Wayson Choy’s Chinatown is a community of unforgettable individuals who are “neither this nor that,” neither entirely Canadian nor Chinese. But with each other’s help, they survive hardship and heartbreak with grit and humour.
[from the publisher, Douglas & McIntyre]
At book club, we started by talking about all our favourite characters. The discussion was very organic and sometimes we strayed far from topic (which I enjoyed too). I think my favourite was Jook-Liang and Monkey King (Wong Suk) and their relationship. A lot of people really liked Poh-Poh (Grandmother) as she is a very strong character and represents “old China” as well as being part of Vancouver. I think Stepmother is a very underrated character. There was some discussion about her role and position in the family as “second wife” and even her own birth children call her “Stepmother”.
Should this book win Canada Reads 2010? My first, gut response was no. My thought-process was: The Jade Peony won the City of Vancouver Book Award in 1996 and I think this book would be a great selection for the Vancouver Public Library’s One Book One Vancouver... but I don’t think that it is something that all Canadians “need to read”. I think that this is definitely something that Vancouverites and Lower Mainland residents should read and reflect upon.
But upon discussion with the book club, it was brought up that the books that win Canada Reads don’t necessarily have anything to do with Canada, they are just written by Canadian authors. With further discussion, I came to feel that this could be a good book for all Canadians to read… because really, who is Canadian? It is one of the points brought up by the children: “Am I Chinese or am I Canadian?” One of the great things about Canada is that we are a mosaic, you can be Canadian as well as something else — Chinese, Japanese, Ukranian, Croatian, Korean, etc.

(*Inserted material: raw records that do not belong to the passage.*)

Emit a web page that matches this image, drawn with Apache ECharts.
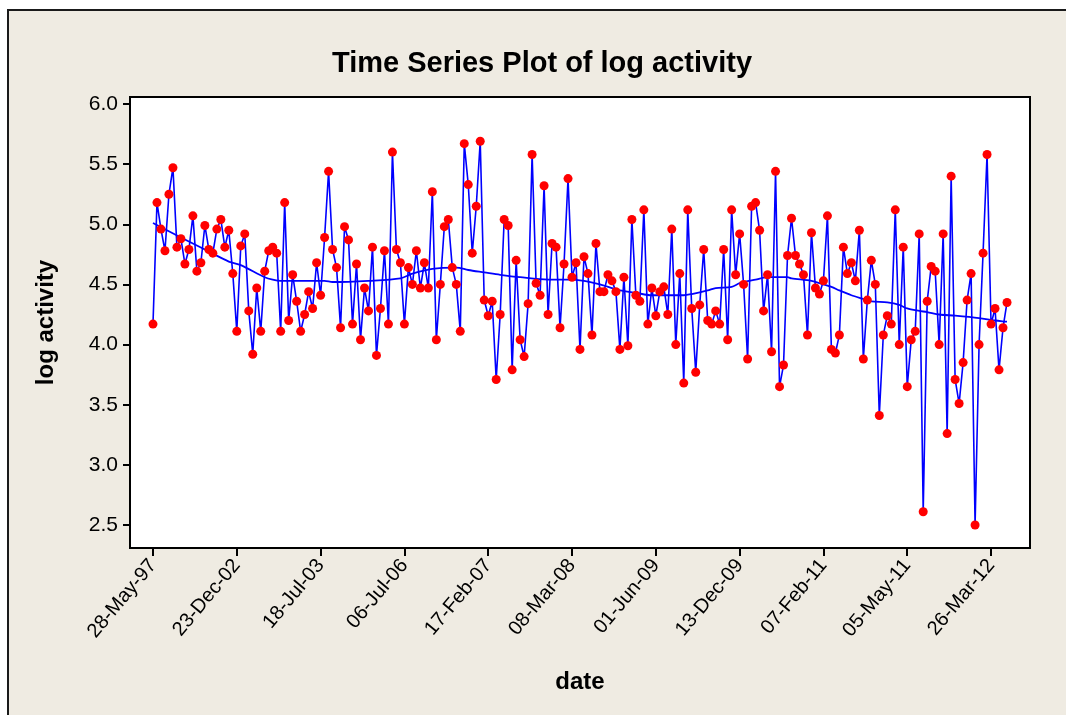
<!DOCTYPE html>
<html>
<head>
<meta charset="utf-8">
<script src="https://cdn.jsdelivr.net/npm/echarts@6/dist/echarts.min.js"></script>
<style>
html,body{margin:0;padding:0;background:#fff;}
#chart{width:1066px;height:715px;}
</style>
</head>
<body>
<div id="chart"></div>
<script>
// Observation values (log activity), in time order
const logActivity = [
4.17,5.18,4.96,4.78,5.25,5.47,4.81,4.88,4.67,4.79,
5.07,4.61,4.68,4.99,4.79,4.76,4.96,5.04,4.81,4.95,
4.59,4.11,4.82,4.92,4.28,3.92,4.47,4.11,4.61,4.78,
4.81,4.76,4.11,5.18,4.20,4.58,4.36,4.11,4.25,4.44,
4.30,4.68,4.41,4.89,5.44,4.79,4.64,4.14,4.98,4.87,
4.17,4.67,4.04,4.47,4.28,4.81,3.91,4.30,4.78,4.17,
5.60,4.79,4.68,4.17,4.64,4.50,4.78,4.47,4.68,4.47,
5.27,4.04,4.50,4.98,5.04,4.64,4.50,4.11,5.67,5.33,
4.76,5.15,5.69,4.37,4.24,4.36,3.71,4.25,5.04,4.99,
3.79,4.70,4.04,3.90,4.34,5.58,4.51,4.41,5.32,4.25,
4.84,4.81,4.14,4.67,5.38,4.56,4.68,3.96,4.73,4.59,
4.08,4.84,4.44,4.44,4.58,4.53,4.44,3.96,4.56,3.99,
5.04,4.41,4.36,5.12,4.17,4.47,4.24,4.44,4.48,4.25,
4.96,4.00,4.59,3.68,5.12,4.30,3.77,4.33,4.79,4.20,
4.17,4.28,4.17,4.79,4.04,5.12,4.58,4.92,4.50,3.88,
5.15,5.18,4.95,4.28,4.58,3.94,5.44,3.65,3.83,4.74,
5.05,4.74,4.67,4.58,4.08,4.93,4.47,4.42,4.53,5.07,
3.96,3.93,4.08,4.81,4.59,4.68,4.53,4.95,3.88,4.37,
4.70,4.50,3.41,4.08,4.24,4.17,5.12,4.00,4.81,3.65,
4.04,4.11,4.92,2.61,4.36,4.65,4.61,4.00,4.92,3.26,
5.40,3.71,3.51,3.85,4.37,4.59,2.50,4.00,4.76,5.58,
4.17,4.30,3.79,4.14,4.35
];

const trendIndex = [1,8,14,20,23,29,31,33,44,46,55,63,66,71,77,80,84,88,93,100,105,109,113,116,118,122,126,134,136,140,142,146,148,152,155,160,161,166,168,171,173,176,179,181,185,188,190,193,195,198,202,208,212,215];
const trendValue = [5.01,4.89,4.79,4.69,4.66,4.56,4.54,4.53,4.53,4.52,4.53,4.55,4.59,4.63,4.64,4.62,4.60,4.58,4.56,4.54,4.54,4.53,4.50,4.47,4.45,4.43,4.41,4.41,4.42,4.45,4.47,4.48,4.51,4.54,4.56,4.56,4.55,4.53,4.51,4.48,4.45,4.41,4.38,4.36,4.35,4.33,4.30,4.28,4.27,4.25,4.24,4.22,4.20,4.19];

// X tick labels (dates) and where they sit (observation index)
const dateLabels = ["28-May-97","23-Dec-02","18-Jul-03","06-Jul-06","17-Feb-07","08-Mar-08","01-Jun-09","13-Dec-09","07-Feb-11","05-May-11","26-Mar-12"];
const dateTickIndex = [1,22,43,64,85,106,127,148,169,190,211];

// Y tick labels
const yTicks = [2.5,3.0,3.5,4.0,4.5,5.0,5.5,6.0];

const seriesData = logActivity.map((v, i) => [i + 1, v]);
const trendData = trendIndex.map((x, i) => [x, trendValue[i]]);

const FONT = 'Liberation Sans, Arial, sans-serif';

const chart = echarts.init(document.getElementById('chart'), null, {renderer: 'canvas'});
chart.setOption({
  animation: false,
  backgroundColor: '#ffffff',
  graphic: [{
    type: 'rect',
    z: -10,
    silent: true,
    shape: {x: 8, y: 10, width: 1080, height: 730},
    style: {fill: '#EFEBE2', stroke: '#1a1a1a', lineWidth: 2}
  }],
  title: {
    text: 'Time Series Plot of log activity',
    left: 537,
    top: 44,
    textAlign: 'center',
    textStyle: {fontFamily: FONT, fontSize: 29, fontWeight: 'bold', color: '#000'}
  },
  grid: {
    left: 130, right: 36, top: 97, bottom: 167,
    show: true,
    backgroundColor: '#ffffff',
    borderColor: '#000',
    borderWidth: 2
  },
  xAxis: {
    type: 'value',
    min: -4.76,
    max: 220.76,
    name: 'date',
    nameLocation: 'middle',
    nameGap: 122,
    nameTextStyle: {fontFamily: FONT, fontSize: 24, fontWeight: 'bold', color: '#000'},
    axisLine: {show: true, onZero: false, lineStyle: {color: '#000', width: 2}},
    axisTick: {show: true, length: 8, lineStyle: {color: '#000', width: 2}, customValues: dateTickIndex},
    axisLabel: {
      customValues: dateTickIndex,
      rotate: 50,
      margin: 14,
      fontFamily: FONT, fontSize: 20, color: '#000',
      formatter: function (v) {
        const k = dateTickIndex.indexOf(Math.round(v));
        return k >= 0 ? dateLabels[k] : '';
      }
    },
    splitLine: {show: false}
  },
  yAxis: {
    type: 'value',
    min: 2.309,
    max: 6.058,
    name: 'log activity',
    nameLocation: 'middle',
    nameRotate: 90,
    nameGap: 72,
    nameTextStyle: {fontFamily: FONT, fontSize: 24, fontWeight: 'bold', color: '#000'},
    axisLine: {show: true, onZero: false, lineStyle: {color: '#000', width: 2}},
    axisTick: {show: true, length: 7, lineStyle: {color: '#000', width: 2}, customValues: yTicks},
    axisLabel: {
      customValues: yTicks,
      margin: 12,
      fontFamily: FONT, fontSize: 21, color: '#000',
      formatter: function (v) { return Number(v).toFixed(1); }
    },
    splitLine: {show: false}
  },
  series: [
    {
      name: 'trend',
      type: 'line',
      data: trendData,
      smooth: 0.3,
      symbol: 'none',
      z: 2,
      lineStyle: {color: '#0000FF', width: 1.8}
    },
    {
      name: 'log activity',
      type: 'line',
      data: seriesData,
      symbol: 'circle',
      symbolSize: 9,
      z: 3,
      lineStyle: {color: '#0000FF', width: 1.6},
      itemStyle: {color: '#FF0000', borderWidth: 0}
    }
  ]
});
</script>
</body>
</html>
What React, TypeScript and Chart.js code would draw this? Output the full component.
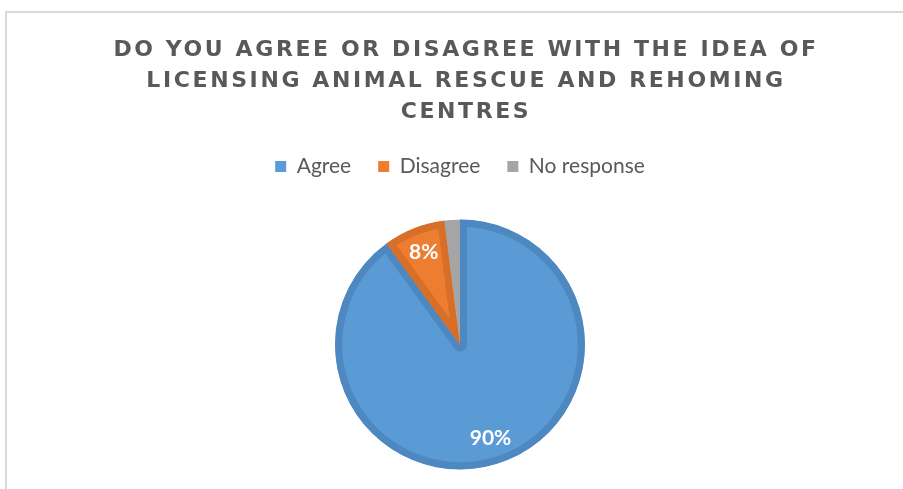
import React, { useEffect, useRef } from "react";
import { Chart, registerables } from "chart.js";

Chart.register(...registerables);

const titleLines = [
  "DO YOU AGREE OR DISAGREE WITH THE IDEA OF",
  "LICENSING ANIMAL RESCUE AND REHOMING",
  "CENTRES",
];
const categories = ["Agree", "Disagree", "No response"];
const values = [90, 8, 2];
const pctLabels = ["90%", "8%", ""];
const fillColors = ["#5b9bd5", "#ed7d31", "#a5a5a5"];
const borderColors = ["#4e88c1", "#d86f29", "#a5a5a5"];
const borderWidths = [7, 7, 0];

const spacedTitle = {
  id: "spacedTitle",
  afterInit(chart: any) {
    const tb = chart.titleBlock;
    if (!tb) return;
    const orig = tb.draw.bind(tb);
    tb.draw = () => {
      const ctx = chart.ctx;
      ctx.save();
      ctx.translate(6, 0);
      (ctx as any).letterSpacing = "2.6px";
      orig();
      ctx.restore();
    };
  },
};

const pieLabels = {
  id: "pieLabels",
  afterDatasetsDraw(chart: any) {
    const ctx = chart.ctx;
    const meta = chart.getDatasetMeta(0);
    ctx.save();
    ctx.fillStyle = "#ffffff";
    ctx.font = "bold 21px Lato";
    ctx.textAlign = "center";
    ctx.textBaseline = "middle";
    meta.data.forEach((arc: any, i: number) => {
      const text = pctLabels[i];
      if (!text) return;
      const { x, y, startAngle, endAngle, outerRadius } = arc.getProps(
        ["x", "y", "startAngle", "endAngle", "outerRadius"],
        true
      );
      const mid = (startAngle + endAngle) / 2;
      const r = outerRadius * 0.79;
      ctx.fillText(text, x + Math.cos(mid) * r, y + Math.sin(mid) * r);
    });
    ctx.restore();
  },
};

export default function App() {
  const ref = useRef<HTMLCanvasElement | null>(null);
  useEffect(() => {
    if (!ref.current) return;
    const chart = new Chart(ref.current, {
      type: "pie",
      data: {
        labels: categories,
        datasets: [
          {
            data: values,
            backgroundColor: fillColors,
            borderColor: borderColors,
            borderWidth: borderWidths,
            borderAlign: "inner",
            radius: 125,
          } as any,
        ],
      },
      options: {
        responsive: false,
        animation: false,
        layout: { padding: { left: 17, right: 0, top: 0, bottom: 0 } },
        plugins: {
          title: {
            display: true,
            text: titleLines,
            color: "#595959",
            font: { family: "DejaVu Sans", weight: "bold", size: 22, lineHeight: 31 / 22 },
            padding: { top: 35, bottom: 1 },
          },
          legend: {
            display: true,
            position: "top",
            labels: {
              boxWidth: 11,
              boxHeight: 11,
              color: "#595959",
              font: { family: "Lato", size: 21 },
              padding: 27,
              generateLabels: (chart: any) =>
                categories.map((c, i) => ({
                  text: c,
                  fillStyle: fillColors[i],
                  strokeStyle: fillColors[i],
                  lineWidth: 0,
                  hidden: false,
                  index: i,
                  fontColor: "#595959",
                })),
            },
          },
          tooltip: { enabled: false },
        },
      },
      plugins: [spacedTitle, pieLabels],
    });
    chart.draw();
    return () => chart.destroy();
  }, []);
  return (
    <div
      style={{
        position: "absolute",
        left: 0,
        top: 0,
        width: 903,
        height: 489,
        overflow: "hidden",
        background: "#fff",
      }}
    >
      <div
        style={{
          position: "absolute",
          left: 5,
          top: 11,
          width: 898,
          height: 478,
          borderLeft: "2px solid #d9d9d9",
          borderTop: "2px solid #d9d9d9",
          boxSizing: "border-box",
        }}
      />
      <canvas
        ref={ref}
        width={903}
        height={502}
        style={{ position: "absolute", left: 0, top: 0 }}
      />
    </div>
  );
}
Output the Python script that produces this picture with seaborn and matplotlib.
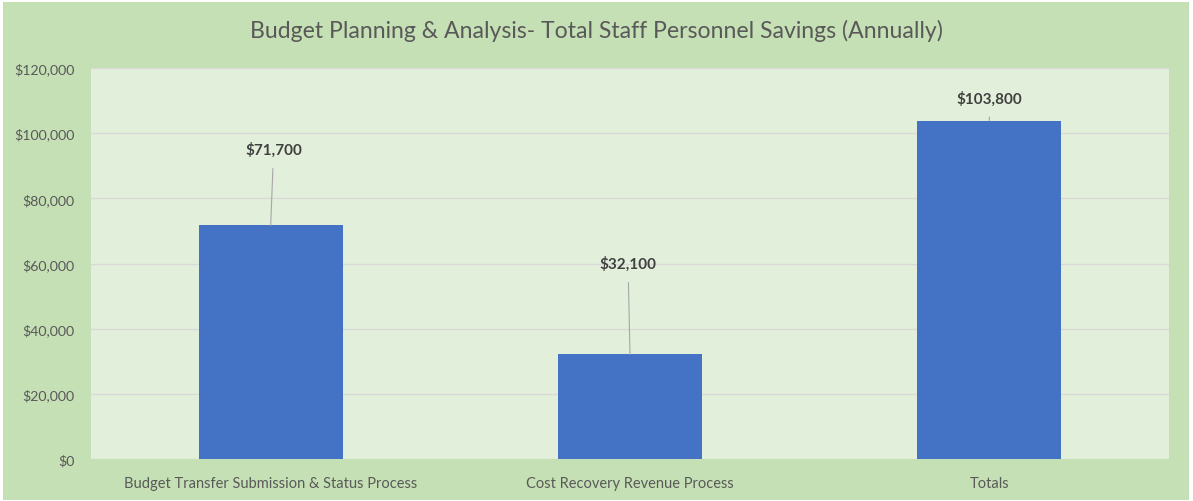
import matplotlib
matplotlib.use("Agg")
import matplotlib.pyplot as plt
import matplotlib.patches as mpatches
import seaborn as sns
import pandas as pd

categories = ["Budget Transfer Submission & Status Process",
              "Cost Recovery Revenue Process",
              "Totals"]
savings = [71700, 32100, 103800]
y_ticks = [0, 20000, 40000, 60000, 80000, 100000, 120000]

df = pd.DataFrame({"category": categories, "savings": savings})

sns.set_theme(style="white")
plt.rcParams["font.family"] = ["Lato", "DejaVu Sans"]

fig = plt.figure(figsize=(11.93, 5.02), dpi=100)
fig.patch.set_facecolor("white")
# chart area rectangle (light green)
fig.patches.append(mpatches.Rectangle((3 / 1193, 1 - 501 / 502), 1186 / 1193, 498 / 502,
                                      transform=fig.transFigure, facecolor="#c5e0b4",
                                      edgecolor="none", zorder=-1))

ax = fig.add_axes([91 / 1193, 1 - 460 / 502, 1078 / 1193, 391 / 502])
ax.set_zorder(2)
ax.set_facecolor("#e2efda")

sns.barplot(data=df, x="category", y="savings", color="#4472c4", width=0.4,
            saturation=1, linewidth=0, ax=ax, zorder=3)

ax.set_ylim(0, 120000)
ax.set_xlim(-0.5, 2.5)
ax.set_yticks(y_ticks)
ax.set_yticklabels([f"${v:,.0f}" for v in y_ticks])
ax.yaxis.grid(True, color="#d9d9d9", linewidth=0.9, zorder=0)
ax.set_axisbelow(True)
for s in ax.spines.values():
    s.set_visible(False)
ax.tick_params(axis="both", length=0, labelsize=10.5, labelcolor="#595959")
ax.tick_params(axis="y", pad=12, labelsize=10.2)
ax.tick_params(axis="x", pad=12)
ax.set_xlabel("")
ax.set_ylabel("")

# data labels with leader lines (offsets in pixels)
offsets = [(3, 76), (-2, 91), (0, 23)]
for i, (v, off) in enumerate(zip(savings, offsets)):
    ax.annotate(f"${v:,.0f}", xy=(i, v), xytext=off, textcoords="offset pixels",
                ha="center", va="center", fontsize=11, fontweight="bold", color="#404040",
                arrowprops=dict(arrowstyle="-", color="#a6a6a6", lw=0.8,
                                shrinkA=6, shrinkB=0), zorder=5)

fig.text(596 / 1193, 1 - 31 / 502, "Budget Planning & Analysis- Total Staff Personnel Savings (Annually)",
         ha="center", va="center", fontsize=16.6, color="#595959")

fig.savefig("out.png", dpi=100, facecolor=fig.get_facecolor())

The Jade Peony is all about characters and their environment. You would have a very different story if you took the book to Eastern Canada and tried to make it work there. Because it is a story of immigration and being from somewhere — a story of identity — you’d be hard-pressed to change the location. I think that it works and it opens your eyes to a whole different side of Canada and the government’s treatment of immigrants during this era. It is a story that would touch many Canadian people, whether they were born here or not, or their parents immigrated here or not.
The question of identity is never really answered by Wayson Choy in the novel, and I think that is okay. It is a continuing struggle to find out “who am I”, not just as an immigrant, or a Canadian, but as a person. At book club, one person teaches ESL and she related a story where her students were talking about a Canadian person they saw on the bus. She asked the students, “what made the person Canadian?” and they couldn’t really answer. To open their eyes to the lesson, she brought in several other teachers with different heritage and backgrounds and asked if they were Canadian or not.
I don’t really have an answer for “what is Canadian” or which book should win Canada Reads (I haven’t even finished all the books yet)… but I will say that The Jade Peony certainly opened my eyes to a part of Canadian history that I had forgotten. I was reminded about what I learned about the Cariboo Goldrush and the building of the CPR, and the Chinese Head Tax, and the Japanese Canadian internment… but it really is a different fact when you read a novel from the point of view of child experiencing these things within their own family. It’s an honest, yet confused portrayal of the time and the experiences of the people. I really enjoyed The Jade Peony for those reasons.